Developer of proposed rail depot south of Northampton agrees purchase of farmland
The developer of a proposed rail depot on land south of Northampton has reached an agreement with the landowner to purchase a plot of farmland.
Roxhill's Northampton Gateway proposal could see a Strategic Rail Freight Interchange (SRFI) comprising large warehouses built on land east of the West Coast Main Line and next to junction 15 of the M1, between Collingtree and Roade.
The application is being examined and will be approved or rejected by the Government's Planning Inspectorate (PINS) rather than local authority because it is deemed a nationally significant infrastructure project.
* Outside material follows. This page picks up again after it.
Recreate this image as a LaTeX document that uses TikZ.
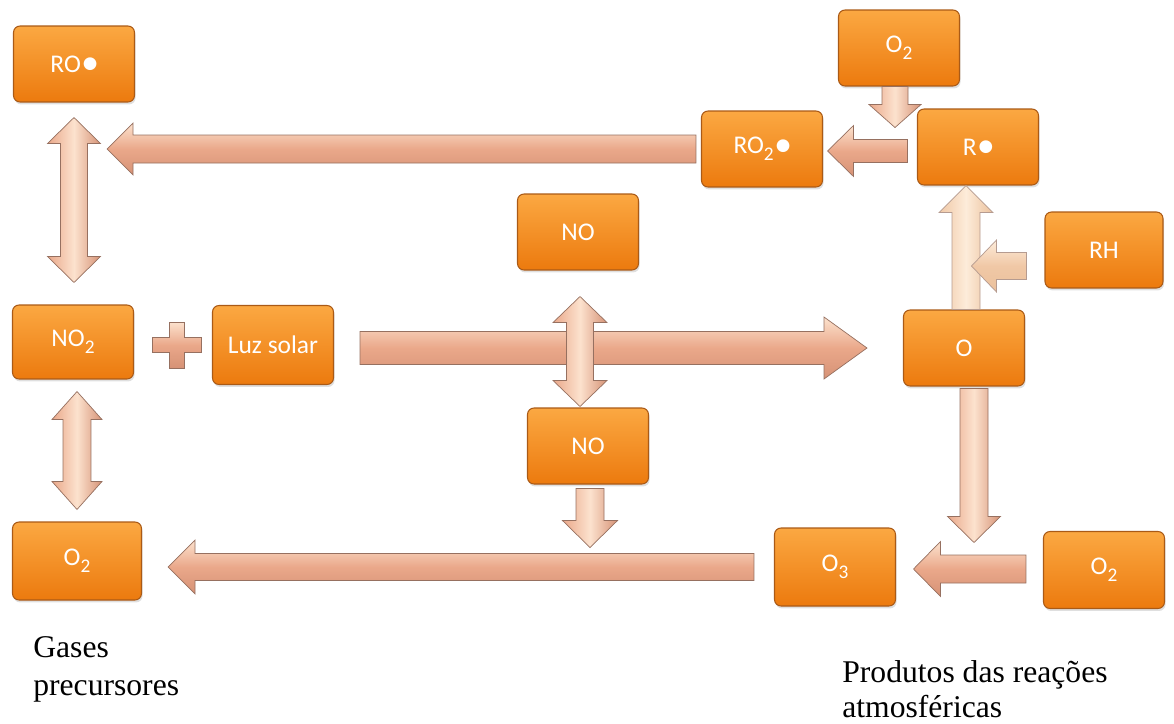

At a compulsory acquisition hearing on December 20, representatives of the Northampton Gateway applicant Roxhill told the panel it had reached an agreement with the Irlam family over a parcel of land on the Stoke Plain Farm, near Stoke Bruerne.
"Agreements have been signed for that and we are waiting for them to complete," said Laura-Beth Hutton of Eversheds Sutherland, the firm representing Roxhill.
The panel also heard that discussions with Highways England were "progressing very well" in relation to acquiring the rights to a footbridge over the motorway near Collingtree.
Roxhill also hopes to acquire the area of woodland on the other side of the footbridge.
A separate application for an SRFI put forward by Ashfield Land is also being examined by PINS.
The Rail Central freight interchange proposes to build a number of warehouses on the land in between the West Coast Main Line and the Northampton Loop Line railways.
Its depots would occupy land between Milton Malsor, Blisworth and Roade.
Ashfield Land have objected to Roxhill's attempted acquisition of two plots of farmland next to the West Coast Main Line near Milton Malsor.
The two land parcels - known as plots 1/7 and 1/15 - are common to both rail freight applications.
Hereward Phillpott QC, representing Ashfield Land, told the panel at the December 20 hearing: “The central concern that underlines our position on those two plots is to ensure that the exercise of the compulsory acquisition powers doesn’t prevent the Rail Central project being developed in an acceptable manner.
"And if at the end of the examination, the examining authority and the secretary of state are satisfied that that is the position, then those concerns will have been addressed.
“We have deliberately designed our application in order to enable it to accommodate the physical loss of those areas of land but those areas of land are nevertheless important for our scheme because they are the location of an area of interaction between the two schemes.”
The next compulsory acquisition hearing is on March 13.